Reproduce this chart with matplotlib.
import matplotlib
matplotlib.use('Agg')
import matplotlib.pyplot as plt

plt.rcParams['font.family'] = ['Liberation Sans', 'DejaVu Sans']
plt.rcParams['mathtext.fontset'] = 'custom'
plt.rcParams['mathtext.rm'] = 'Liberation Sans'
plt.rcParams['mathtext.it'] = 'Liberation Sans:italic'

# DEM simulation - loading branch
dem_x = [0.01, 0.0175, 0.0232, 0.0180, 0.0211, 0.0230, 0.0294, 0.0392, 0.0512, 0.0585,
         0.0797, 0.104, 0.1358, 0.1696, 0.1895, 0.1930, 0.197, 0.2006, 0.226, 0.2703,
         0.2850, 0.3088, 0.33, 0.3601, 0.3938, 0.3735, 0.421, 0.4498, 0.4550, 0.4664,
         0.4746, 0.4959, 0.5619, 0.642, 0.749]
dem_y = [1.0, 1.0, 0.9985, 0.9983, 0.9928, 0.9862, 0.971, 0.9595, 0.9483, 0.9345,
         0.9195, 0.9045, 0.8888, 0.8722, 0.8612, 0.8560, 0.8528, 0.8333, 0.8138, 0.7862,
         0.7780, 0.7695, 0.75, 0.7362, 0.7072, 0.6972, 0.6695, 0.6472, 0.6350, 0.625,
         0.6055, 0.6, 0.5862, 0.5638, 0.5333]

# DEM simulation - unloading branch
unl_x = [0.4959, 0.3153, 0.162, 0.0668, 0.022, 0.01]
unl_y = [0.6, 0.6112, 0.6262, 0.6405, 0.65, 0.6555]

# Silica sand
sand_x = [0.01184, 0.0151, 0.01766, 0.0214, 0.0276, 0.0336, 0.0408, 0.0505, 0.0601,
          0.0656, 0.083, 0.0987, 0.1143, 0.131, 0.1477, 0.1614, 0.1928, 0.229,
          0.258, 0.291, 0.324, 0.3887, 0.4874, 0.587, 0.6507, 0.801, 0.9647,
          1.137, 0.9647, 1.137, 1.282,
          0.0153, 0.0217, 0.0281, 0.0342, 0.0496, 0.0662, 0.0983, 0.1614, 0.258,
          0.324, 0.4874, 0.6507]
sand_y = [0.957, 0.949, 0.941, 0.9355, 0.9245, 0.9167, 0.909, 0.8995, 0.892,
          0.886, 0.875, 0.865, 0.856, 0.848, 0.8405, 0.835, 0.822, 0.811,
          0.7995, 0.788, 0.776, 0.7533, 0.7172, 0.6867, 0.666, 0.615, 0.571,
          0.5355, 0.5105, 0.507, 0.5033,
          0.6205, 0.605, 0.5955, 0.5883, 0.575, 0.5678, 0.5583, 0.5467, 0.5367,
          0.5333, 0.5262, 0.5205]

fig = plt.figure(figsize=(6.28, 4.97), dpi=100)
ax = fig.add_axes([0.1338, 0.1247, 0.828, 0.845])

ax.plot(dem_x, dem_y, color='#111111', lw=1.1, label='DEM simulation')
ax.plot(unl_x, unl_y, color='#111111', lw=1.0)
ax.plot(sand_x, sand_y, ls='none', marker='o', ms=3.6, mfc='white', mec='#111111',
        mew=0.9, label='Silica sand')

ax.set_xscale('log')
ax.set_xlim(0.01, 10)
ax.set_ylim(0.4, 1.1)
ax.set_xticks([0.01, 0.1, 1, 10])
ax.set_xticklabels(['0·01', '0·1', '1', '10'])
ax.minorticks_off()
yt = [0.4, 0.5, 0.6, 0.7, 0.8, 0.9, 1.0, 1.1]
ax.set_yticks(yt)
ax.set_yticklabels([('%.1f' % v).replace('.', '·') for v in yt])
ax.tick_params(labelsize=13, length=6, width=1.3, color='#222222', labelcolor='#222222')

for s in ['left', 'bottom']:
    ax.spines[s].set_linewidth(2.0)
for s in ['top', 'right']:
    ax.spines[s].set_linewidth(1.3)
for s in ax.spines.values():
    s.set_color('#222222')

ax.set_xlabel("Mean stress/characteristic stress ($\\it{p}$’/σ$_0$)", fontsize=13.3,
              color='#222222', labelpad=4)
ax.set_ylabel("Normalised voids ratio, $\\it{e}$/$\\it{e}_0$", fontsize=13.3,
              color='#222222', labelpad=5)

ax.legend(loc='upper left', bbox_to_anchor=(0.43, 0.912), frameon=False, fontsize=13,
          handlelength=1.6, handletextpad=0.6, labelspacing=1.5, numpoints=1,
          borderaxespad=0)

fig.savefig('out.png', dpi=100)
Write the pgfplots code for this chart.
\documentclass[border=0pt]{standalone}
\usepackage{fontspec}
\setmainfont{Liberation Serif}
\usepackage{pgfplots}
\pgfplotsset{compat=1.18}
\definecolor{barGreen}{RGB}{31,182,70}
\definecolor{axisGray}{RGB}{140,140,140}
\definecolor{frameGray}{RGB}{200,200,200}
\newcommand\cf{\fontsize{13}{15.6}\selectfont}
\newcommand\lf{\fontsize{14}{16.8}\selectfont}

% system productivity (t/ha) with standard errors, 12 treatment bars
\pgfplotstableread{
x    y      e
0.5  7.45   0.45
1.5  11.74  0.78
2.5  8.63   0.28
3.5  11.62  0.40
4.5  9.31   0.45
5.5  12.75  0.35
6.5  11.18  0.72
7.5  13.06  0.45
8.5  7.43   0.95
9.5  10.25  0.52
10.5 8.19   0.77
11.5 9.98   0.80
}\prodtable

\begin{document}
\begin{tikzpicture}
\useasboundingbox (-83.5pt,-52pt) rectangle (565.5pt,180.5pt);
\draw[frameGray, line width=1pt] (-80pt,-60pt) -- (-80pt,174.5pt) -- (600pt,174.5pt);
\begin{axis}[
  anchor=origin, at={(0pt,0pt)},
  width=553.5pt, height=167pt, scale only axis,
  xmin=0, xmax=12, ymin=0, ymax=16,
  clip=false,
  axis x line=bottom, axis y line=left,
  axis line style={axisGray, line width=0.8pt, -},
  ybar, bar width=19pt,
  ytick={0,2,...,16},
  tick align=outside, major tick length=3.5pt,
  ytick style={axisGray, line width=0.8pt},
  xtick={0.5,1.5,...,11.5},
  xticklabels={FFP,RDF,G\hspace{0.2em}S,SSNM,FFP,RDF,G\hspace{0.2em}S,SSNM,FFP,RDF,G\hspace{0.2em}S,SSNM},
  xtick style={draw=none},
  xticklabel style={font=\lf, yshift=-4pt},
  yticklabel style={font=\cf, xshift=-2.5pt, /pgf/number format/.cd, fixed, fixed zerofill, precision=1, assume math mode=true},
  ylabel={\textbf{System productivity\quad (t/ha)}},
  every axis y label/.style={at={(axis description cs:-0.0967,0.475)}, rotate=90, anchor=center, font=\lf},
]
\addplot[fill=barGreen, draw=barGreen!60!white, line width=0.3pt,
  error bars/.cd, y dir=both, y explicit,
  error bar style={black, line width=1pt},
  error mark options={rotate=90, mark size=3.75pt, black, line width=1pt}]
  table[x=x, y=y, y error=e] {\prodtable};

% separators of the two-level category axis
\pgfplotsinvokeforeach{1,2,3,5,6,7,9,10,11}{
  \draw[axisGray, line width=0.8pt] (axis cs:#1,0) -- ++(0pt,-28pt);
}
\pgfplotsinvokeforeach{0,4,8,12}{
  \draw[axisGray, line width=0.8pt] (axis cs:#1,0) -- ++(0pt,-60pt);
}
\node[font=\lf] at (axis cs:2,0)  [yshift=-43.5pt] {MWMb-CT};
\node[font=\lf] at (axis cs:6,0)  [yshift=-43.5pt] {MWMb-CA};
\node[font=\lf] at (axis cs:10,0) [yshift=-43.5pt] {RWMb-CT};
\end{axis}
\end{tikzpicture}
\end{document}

+++

* _Task to complete_:
All of the entries above should be written out again exactly.

* _Result below_:
Reproduce this chart with matplotlib.
import matplotlib
matplotlib.use('Agg')
import matplotlib.pyplot as plt

plt.rcParams['font.family'] = ['Liberation Sans', 'DejaVu Sans']
plt.rcParams['mathtext.fontset'] = 'custom'
plt.rcParams['mathtext.rm'] = 'Liberation Sans'
plt.rcParams['mathtext.it'] = 'Liberation Sans:italic'

# DEM simulation - loading branch
dem_x = [0.01, 0.0175, 0.0232, 0.0180, 0.0211, 0.0230, 0.0294, 0.0392, 0.0512, 0.0585,
         0.0797, 0.104, 0.1358, 0.1696, 0.1895, 0.1930, 0.197, 0.2006, 0.226, 0.2703,
         0.2850, 0.3088, 0.33, 0.3601, 0.3938, 0.3735, 0.421, 0.4498, 0.4550, 0.4664,
         0.4746, 0.4959, 0.5619, 0.642, 0.749]
dem_y = [1.0, 1.0, 0.9985, 0.9983, 0.9928, 0.9862, 0.971, 0.9595, 0.9483, 0.9345,
         0.9195, 0.9045, 0.8888, 0.8722, 0.8612, 0.8560, 0.8528, 0.8333, 0.8138, 0.7862,
         0.7780, 0.7695, 0.75, 0.7362, 0.7072, 0.6972, 0.6695, 0.6472, 0.6350, 0.625,
         0.6055, 0.6, 0.5862, 0.5638, 0.5333]

# DEM simulation - unloading branch
unl_x = [0.4959, 0.3153, 0.162, 0.0668, 0.022, 0.01]
unl_y = [0.6, 0.6112, 0.6262, 0.6405, 0.65, 0.6555]

# Silica sand
sand_x = [0.01184, 0.0151, 0.01766, 0.0214, 0.0276, 0.0336, 0.0408, 0.0505, 0.0601,
          0.0656, 0.083, 0.0987, 0.1143, 0.131, 0.1477, 0.1614, 0.1928, 0.229,
          0.258, 0.291, 0.324, 0.3887, 0.4874, 0.587, 0.6507, 0.801, 0.9647,
          1.137, 0.9647, 1.137, 1.282,
          0.0153, 0.0217, 0.0281, 0.0342, 0.0496, 0.0662, 0.0983, 0.1614, 0.258,
          0.324, 0.4874, 0.6507]
sand_y = [0.957, 0.949, 0.941, 0.9355, 0.9245, 0.9167, 0.909, 0.8995, 0.892,
          0.886, 0.875, 0.865, 0.856, 0.848, 0.8405, 0.835, 0.822, 0.811,
          0.7995, 0.788, 0.776, 0.7533, 0.7172, 0.6867, 0.666, 0.615, 0.571,
          0.5355, 0.5105, 0.507, 0.5033,
          0.6205, 0.605, 0.5955, 0.5883, 0.575, 0.5678, 0.5583, 0.5467, 0.5367,
          0.5333, 0.5262, 0.5205]

fig = plt.figure(figsize=(6.28, 4.97), dpi=100)
ax = fig.add_axes([0.1338, 0.1247, 0.828, 0.845])

ax.plot(dem_x, dem_y, color='#111111', lw=1.1, label='DEM simulation')
ax.plot(unl_x, unl_y, color='#111111', lw=1.0)
ax.plot(sand_x, sand_y, ls='none', marker='o', ms=3.6, mfc='white', mec='#111111',
        mew=0.9, label='Silica sand')

ax.set_xscale('log')
ax.set_xlim(0.01, 10)
ax.set_ylim(0.4, 1.1)
ax.set_xticks([0.01, 0.1, 1, 10])
ax.set_xticklabels(['0·01', '0·1', '1', '10'])
ax.minorticks_off()
yt = [0.4, 0.5, 0.6, 0.7, 0.8, 0.9, 1.0, 1.1]
ax.set_yticks(yt)
ax.set_yticklabels([('%.1f' % v).replace('.', '·') for v in yt])
ax.tick_params(labelsize=13, length=6, width=1.3, color='#222222', labelcolor='#222222')

for s in ['left', 'bottom']:
    ax.spines[s].set_linewidth(2.0)
for s in ['top', 'right']:
    ax.spines[s].set_linewidth(1.3)
for s in ax.spines.values():
    s.set_color('#222222')

ax.set_xlabel("Mean stress/characteristic stress ($\\it{p}$’/σ$_0$)", fontsize=13.3,
              color='#222222', labelpad=4)
ax.set_ylabel("Normalised voids ratio, $\\it{e}$/$\\it{e}_0$", fontsize=13.3,
              color='#222222', labelpad=5)

ax.legend(loc='upper left', bbox_to_anchor=(0.43, 0.912), frameon=False, fontsize=13,
          handlelength=1.6, handletextpad=0.6, labelspacing=1.5, numpoints=1,
          borderaxespad=0)

fig.savefig('out.png', dpi=100)
Write the pgfplots code for this chart.
\documentclass[border=0pt]{standalone}
\usepackage{fontspec}
\setmainfont{Liberation Serif}
\usepackage{pgfplots}
\pgfplotsset{compat=1.18}
\definecolor{barGreen}{RGB}{31,182,70}
\definecolor{axisGray}{RGB}{140,140,140}
\definecolor{frameGray}{RGB}{200,200,200}
\newcommand\cf{\fontsize{13}{15.6}\selectfont}
\newcommand\lf{\fontsize{14}{16.8}\selectfont}

% system productivity (t/ha) with standard errors, 12 treatment bars
\pgfplotstableread{
x    y      e
0.5  7.45   0.45
1.5  11.74  0.78
2.5  8.63   0.28
3.5  11.62  0.40
4.5  9.31   0.45
5.5  12.75  0.35
6.5  11.18  0.72
7.5  13.06  0.45
8.5  7.43   0.95
9.5  10.25  0.52
10.5 8.19   0.77
11.5 9.98   0.80
}\prodtable

\begin{document}
\begin{tikzpicture}
\useasboundingbox (-83.5pt,-52pt) rectangle (565.5pt,180.5pt);
\draw[frameGray, line width=1pt] (-80pt,-60pt) -- (-80pt,174.5pt) -- (600pt,174.5pt);
\begin{axis}[
  anchor=origin, at={(0pt,0pt)},
  width=553.5pt, height=167pt, scale only axis,
  xmin=0, xmax=12, ymin=0, ymax=16,
  clip=false,
  axis x line=bottom, axis y line=left,
  axis line style={axisGray, line width=0.8pt, -},
  ybar, bar width=19pt,
  ytick={0,2,...,16},
  tick align=outside, major tick length=3.5pt,
  ytick style={axisGray, line width=0.8pt},
  xtick={0.5,1.5,...,11.5},
  xticklabels={FFP,RDF,G\hspace{0.2em}S,SSNM,FFP,RDF,G\hspace{0.2em}S,SSNM,FFP,RDF,G\hspace{0.2em}S,SSNM},
  xtick style={draw=none},
  xticklabel style={font=\lf, yshift=-4pt},
  yticklabel style={font=\cf, xshift=-2.5pt, /pgf/number format/.cd, fixed, fixed zerofill, precision=1, assume math mode=true},
  ylabel={\textbf{System productivity\quad (t/ha)}},
  every axis y label/.style={at={(axis description cs:-0.0967,0.475)}, rotate=90, anchor=center, font=\lf},
]
\addplot[fill=barGreen, draw=barGreen!60!white, line width=0.3pt,
  error bars/.cd, y dir=both, y explicit,
  error bar style={black, line width=1pt},
  error mark options={rotate=90, mark size=3.75pt, black, line width=1pt}]
  table[x=x, y=y, y error=e] {\prodtable};

% separators of the two-level category axis
\pgfplotsinvokeforeach{1,2,3,5,6,7,9,10,11}{
  \draw[axisGray, line width=0.8pt] (axis cs:#1,0) -- ++(0pt,-28pt);
}
\pgfplotsinvokeforeach{0,4,8,12}{
  \draw[axisGray, line width=0.8pt] (axis cs:#1,0) -- ++(0pt,-60pt);
}
\node[font=\lf] at (axis cs:2,0)  [yshift=-43.5pt] {MWMb-CT};
\node[font=\lf] at (axis cs:6,0)  [yshift=-43.5pt] {MWMb-CA};
\node[font=\lf] at (axis cs:10,0) [yshift=-43.5pt] {RWMb-CT};
\end{axis}
\end{tikzpicture}
\end{document}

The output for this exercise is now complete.